Fue el inicio de un período aproximado de dos siglos en el que la población visigoda (de origen germánico) se integró con la autóctona, hispano-romana, adaptando sus leyes y costumbres al derecho que ellos mismos aportaban. Establecieron su capital en Toledo, ciudad desde la q controlaron la administración del reino.
En el momento en que los visigodos llegaron a la Península, el territorio estaba habitado por otros pueblos germánicos, que habían llegado previamente en una primera oleada migratoria. Era el caso de los suevos (establecidos en la actual Galicia), los vándalos (en el sur de la Península) y los alanos (en el centro). Los primeros fueron los únicos que, en principio, resistieron al avance visigodo, ya que los vándalos huyeron al Norte de África y los alanos, simplemente, desaparecieron.
En la historia de los visigodos en la Península Ibérica hay que distinguir dos etapas, diferenciadas por la tendencia religiosa del poder. Desde un primer momento, cuando los visigodos se convierten al Cristianismo, lo hacen bajo el credo arriano. Su característica principal era la negación de la consustancialidad de Dios y Cristo; es decir, que fueran una misma persona. De esta manera, Jesús quedaría subordinado al Padre.
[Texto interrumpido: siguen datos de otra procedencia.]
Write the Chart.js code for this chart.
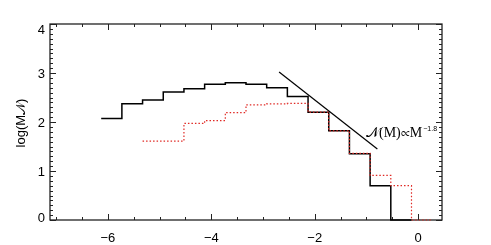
<!DOCTYPE html>
<html>
<head>
<meta charset="utf-8">
<script src="https://cdn.jsdelivr.net/npm/chart.js@4"></script>
<style>
  html, body { margin: 0; padding: 0; background: #fff; }
  #wrap { width: 491px; height: 245px; }
</style>
</head>
<body>
<div id="wrap"><canvas id="massChart" width="491" height="245"></canvas></div>
<script>
// ---- data ----
// bin edges (log M), 0.4 wide
const binEdges = [-6.13, -5.73, -5.33, -4.93, -4.53, -4.13, -3.73, -3.33, -2.93, -2.53, -2.13, -1.73, -1.33, -0.93, -0.53, -0.13, 0.27];
// solid black histogram, starts at first edge
const allValues = [2.07, 2.37, 2.45, 2.61, 2.68, 2.77, 2.80, 2.77, 2.70, 2.52, 2.20, 1.82, 1.35, 0.70, 0];
// dotted red histogram, starts at third edge
const redStart = 2;
const subValues = [1.61, 1.61, 1.97, 2.03, 2.19, 2.35, 2.37, 2.38, 2.20, 1.82, 1.36, 0.91, 0.70, 0];
// power-law guide line N(M) ~ M^-1.8
const fitX = [-2.69, -0.79];
const fitY = [3.02, 1.45];

const xTicks = [-6, -4, -2, 0];
const yTicks = [0, 1, 2, 3, 4];

// histogram -> step points (left edge of each bin + closing right edge)
function histPoints(edges, values, offset) {
  const pts = values.map((v, i) => ({ x: edges[offset + i], y: v }));
  pts.push({ x: edges[offset + values.length], y: values[values.length - 1] });
  return pts;
}

const frameColor = '#222';
const labelFont = '13px "Liberation Sans", sans-serif';

// box with inward ticks on all four sides (under the data)
const framePlugin = {
  id: 'frame',
  beforeDatasetsDraw(chart) {
    const { ctx, chartArea: a, scales } = chart;
    const xs = scales.x, ys = scales.y;
    ctx.save();
    ctx.strokeStyle = frameColor;
    ctx.lineWidth = 1.3;
    ctx.strokeRect(a.left, a.top, a.right - a.left, a.bottom - a.top);

    ctx.lineWidth = 1;
    ctx.beginPath();
    // x ticks every 0.5, major every 2
    for (let k = -14; k <= 0; k++) {
      const v = k * 0.5;
      const px = Math.round(xs.getPixelForValue(v)) + 0.5;
      const len = (v % 2 === 0) ? 6 : 3;
      ctx.moveTo(px, a.bottom); ctx.lineTo(px, a.bottom - len);
      ctx.moveTo(px, a.top); ctx.lineTo(px, a.top + len);
    }
    // y ticks every 0.1, major every 1
    for (let k = 0; k <= 40; k++) {
      const py = Math.round(ys.getPixelForValue(k / 10)) + 0.5;
      const len = (k % 10 === 0) ? 6 : 3;
      ctx.moveTo(a.left, py); ctx.lineTo(a.left + len, py);
      ctx.moveTo(a.right, py); ctx.lineTo(a.right - len, py);
    }
    ctx.stroke();
    ctx.restore();
  },
  afterDraw(chart) {
    const { ctx, chartArea: a, scales } = chart;
    const ys = scales.y;
    ctx.save();
    ctx.fillStyle = '#000';

    // y tick labels, kept inside the axis span like the original plot
    ctx.font = labelFont;
    ctx.textAlign = 'right';
    ctx.textBaseline = 'middle';
    yTicks.forEach(v => {
      let py = ys.getPixelForValue(v);
      py = Math.min(Math.max(py, a.top + 5), a.bottom - 3);
      ctx.fillText(String(v), 45, py + 1);
    });

    // y axis title
    ctx.save();
    ctx.translate(21, 123);
    ctx.rotate(-Math.PI / 2);
    ctx.font = labelFont;
    ctx.textAlign = 'center';
    ctx.fillText('log(M\u{1D4A9})', 0, 0);
    ctx.restore();

    // annotation next to the guide line
    ctx.font = '14px "Liberation Serif", serif';
    ctx.textAlign = 'left';
    ctx.textBaseline = 'alphabetic';
    const main = '\u{1D4A9}(M)\u221DM';
    const tx = 366, ty = 137;
    ctx.fillText(main, tx, ty);
    const w = ctx.measureText(main).width;
    ctx.font = '7px "Liberation Sans", sans-serif';
    ctx.fillText('\u22121.8', tx + w + 1, ty - 6);
    ctx.restore();
  }
};

new Chart(document.getElementById('massChart'), {
  type: 'scatter',
  data: {
    datasets: [
      {
        label: 'subset',
        data: histPoints(binEdges, subValues, redStart),
        showLine: true,
        stepped: true,
        borderColor: '#e02a25',
        borderWidth: 1.2,
        borderDash: [1.5, 2],
        pointRadius: 0,
        clip: 3,
        order: 0
      },
      {
        label: 'all',
        data: histPoints(binEdges, allValues, 0),
        showLine: true,
        stepped: true,
        borderColor: '#000',
        borderWidth: 1.5,
        pointRadius: 0,
        clip: 3,
        order: 1
      },
      {
        label: 'fit',
        data: fitX.map((x, i) => ({ x: x, y: fitY[i] })),
        showLine: true,
        borderColor: '#000',
        borderWidth: 1.2,
        pointRadius: 0,
        order: 2
      }
    ]
  },
  options: {
    responsive: false,
    animation: false,
    devicePixelRatio: 1,
    layout: { padding: { top: 24, right: 49, left: 0, bottom: 0 } },
    plugins: { legend: { display: false }, tooltip: { enabled: false } },
    scales: {
      x: {
        type: 'linear',
        min: -7.12,
        max: 0.46,
        grid: { display: false },
        border: { display: false },
        afterBuildTicks: (s) => { s.ticks = xTicks.map(v => ({ value: v })); },
        afterFit: (s) => { s.height = 25; },
        ticks: {
          color: '#000',
          font: { family: '"Liberation Sans", sans-serif', size: 13 },
          padding: 3,
          maxRotation: 0,
          callback: (v) => String(v).replace('-', '\u2212')
        }
      },
      y: {
        min: 0,
        max: 4,
        grid: { display: false },
        border: { display: false },
        afterBuildTicks: (s) => { s.ticks = yTicks.map(v => ({ value: v })); },
        afterFit: (s) => { s.width = 50; },
        ticks: { display: false }
      }
    }
  },
  plugins: [framePlugin]
});
</script>
</body>
</html>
La monarquía que regía el universo visigodo era electiva. El rey era elegido por un consejo, aunque existieron intentos por hacerla hereditaria. Esta circunstancia provocó numerosas luchas internas, lo que debilitó la institución. A pesar de ello, hubo monarcas muy destacados durante este período arriano, como fue el caso de Atanagildo, en cuyo reinado se produjo la invasión del sur de la Península por parte de los bizantinos de Justiniano. Pero, por encima de todos, brilló con luz propia la figura de Leovigildo. Bajo su mando, desapareció el poder suevo en Galicia, quedando la Península prácticamente unificada, a excepción de los territorios bajo poder bizantino.